* **Task requirements**
Write out the material exactly, without any of its pictures.

* **Information provided**
- - -

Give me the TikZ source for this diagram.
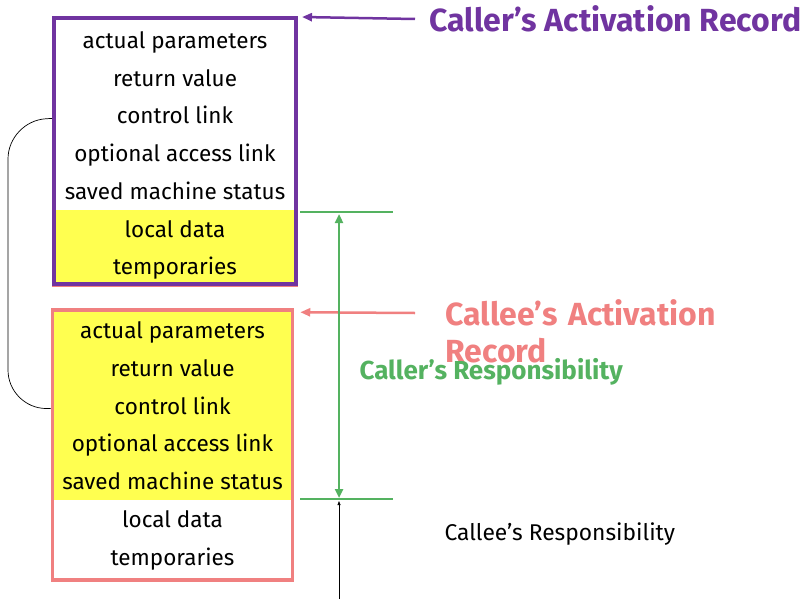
\documentclass[tikz,border=0pt]{standalone}
\usepackage{fontspec}
\setmainfont{Fira Sans}
\usetikzlibrary{arrows.meta,calc}
\definecolor{recpurple}{RGB}{112,52,160}
\definecolor{recpink}{RGB}{240,128,128}
\definecolor{resgreen}{RGB}{84,178,96}
\definecolor{slotyellow}{RGB}{255,255,80}

\begin{document}
\begin{tikzpicture}[x=1pt,y=-1pt,
  slot/.style={font=\fontsize{22.5}{26}\selectfont, anchor=center, text height=15pt, text depth=4pt},
  recbox/.style={draw, line width=4pt, minimum width=#1, inner sep=0pt},
  arrtip/.style={-{Triangle[length=10pt,width=8pt]}},
  biglabel/.style={font=\fontsize{32}{37}\selectfont\bfseries, anchor=west, align=left}]
\useasboundingbox (0,0) rectangle (802,599);

% yellow parts of the two records
\fill[slotyellow] (55,210) rectangle (294,284);
\fill[slotyellow] (54,311) rectangle (291,500);

% the two records
\node[recbox=243pt, minimum height=267pt, draw=recpink, line width=3pt] at (175,152) {};
\node[recbox=242pt, minimum height=266pt, draw=recpurple] (caller) at (175,151) {};
\node[recbox=240pt, minimum height=270pt, draw=recpink, line width=3.5pt] (callee) at (172.5,445) {};

% slots of the records
\foreach \txt [count=\i] in {actual parameters,return value,control link,optional access link,saved machine status,local data,temporaries}{
  \node[slot] (cr\i) at (175,43+37.7*\i-37.7) {\txt};
  \node[slot] (ce\i) at (172.5,333+37.8*\i-37.8) {\txt};
}

% control link
\draw[rounded corners=38pt, line width=0.7pt] (caller.west |- cr3) -- (8,121) -- (8,408) -- (callee.west |- ce3);

% labels of the records
\node[biglabel, text=recpurple] (callerlbl) at (426,19) {Caller’s Activation Record};
\node[biglabel, text=recpink, text width=330pt] (calleelbl) at (442,331) {Callee’s Activation\\Record};
\draw[recpurple, line width=2.5pt, arrtip] (callerlbl.west) ++(-11,0) -- ($(caller.north east)+(4,1)$);
\draw[recpink, line width=2.5pt, arrtip] (415,313) -- ($(callee.north east)+(6,4)$);

% responsibilities
\coordinate (g1) at (300,212);
\coordinate (g2) at (393,212);
\coordinate (g3) at (300,499);
\coordinate (g4) at (393,499);
\coordinate (gtop) at (339,214);
\coordinate (gbot) at (339,498);
\coordinate (floor) at (339,599);
\draw[resgreen, line width=2.5pt] (g1) -- (g2);
\draw[resgreen, line width=2.5pt] (g3) -- (g4);
\draw[resgreen, line width=2.5pt, {Triangle[length=9pt,width=8pt]}-{Triangle[length=9pt,width=8pt]}] (gtop) -- (gbot);
\draw[line width=0.7pt, -{Triangle[length=4pt,width=3pt]}] (floor) -- (339,501);

\node[font=\fontsize{26}{30}\selectfont\bfseries, text=resgreen, anchor=west] (callerres) at (356,372) {Caller’s Responsibility};
\node[font=\fontsize{22.8}{27}\selectfont, anchor=west] (calleeres) at (441,534) {Callee’s Responsibility};
\end{tikzpicture}
\end{document}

- - -

* **Reply**
Give me the TikZ source for this diagram.
\documentclass[tikz,border=0pt]{standalone}
\usepackage{fontspec}
\setmainfont{Fira Sans}
\usetikzlibrary{arrows.meta,calc}
\definecolor{recpurple}{RGB}{112,52,160}
\definecolor{recpink}{RGB}{240,128,128}
\definecolor{resgreen}{RGB}{84,178,96}
\definecolor{slotyellow}{RGB}{255,255,80}

\begin{document}
\begin{tikzpicture}[x=1pt,y=-1pt,
  slot/.style={font=\fontsize{22.5}{26}\selectfont, anchor=center, text height=15pt, text depth=4pt},
  recbox/.style={draw, line width=4pt, minimum width=#1, inner sep=0pt},
  arrtip/.style={-{Triangle[length=10pt,width=8pt]}},
  biglabel/.style={font=\fontsize{32}{37}\selectfont\bfseries, anchor=west, align=left}]
\useasboundingbox (0,0) rectangle (802,599);

% yellow parts of the two records
\fill[slotyellow] (55,210) rectangle (294,284);
\fill[slotyellow] (54,311) rectangle (291,500);

% the two records
\node[recbox=243pt, minimum height=267pt, draw=recpink, line width=3pt] at (175,152) {};
\node[recbox=242pt, minimum height=266pt, draw=recpurple] (caller) at (175,151) {};
\node[recbox=240pt, minimum height=270pt, draw=recpink, line width=3.5pt] (callee) at (172.5,445) {};

% slots of the records
\foreach \txt [count=\i] in {actual parameters,return value,control link,optional access link,saved machine status,local data,temporaries}{
  \node[slot] (cr\i) at (175,43+37.7*\i-37.7) {\txt};
  \node[slot] (ce\i) at (172.5,333+37.8*\i-37.8) {\txt};
}

% control link
\draw[rounded corners=38pt, line width=0.7pt] (caller.west |- cr3) -- (8,121) -- (8,408) -- (callee.west |- ce3);

% labels of the records
\node[biglabel, text=recpurple] (callerlbl) at (426,19) {Caller’s Activation Record};
\node[biglabel, text=recpink, text width=330pt] (calleelbl) at (442,331) {Callee’s Activation\\Record};
\draw[recpurple, line width=2.5pt, arrtip] (callerlbl.west) ++(-11,0) -- ($(caller.north east)+(4,1)$);
\draw[recpink, line width=2.5pt, arrtip] (415,313) -- ($(callee.north east)+(6,4)$);

% responsibilities
\coordinate (g1) at (300,212);
\coordinate (g2) at (393,212);
\coordinate (g3) at (300,499);
\coordinate (g4) at (393,499);
\coordinate (gtop) at (339,214);
\coordinate (gbot) at (339,498);
\coordinate (floor) at (339,599);
\draw[resgreen, line width=2.5pt] (g1) -- (g2);
\draw[resgreen, line width=2.5pt] (g3) -- (g4);
\draw[resgreen, line width=2.5pt, {Triangle[length=9pt,width=8pt]}-{Triangle[length=9pt,width=8pt]}] (gtop) -- (gbot);
\draw[line width=0.7pt, -{Triangle[length=4pt,width=3pt]}] (floor) -- (339,501);

\node[font=\fontsize{26}{30}\selectfont\bfseries, text=resgreen, anchor=west] (callerres) at (356,372) {Caller’s Responsibility};
\node[font=\fontsize{22.8}{27}\selectfont, anchor=west] (calleeres) at (441,534) {Callee’s Responsibility};
\end{tikzpicture}
\end{document}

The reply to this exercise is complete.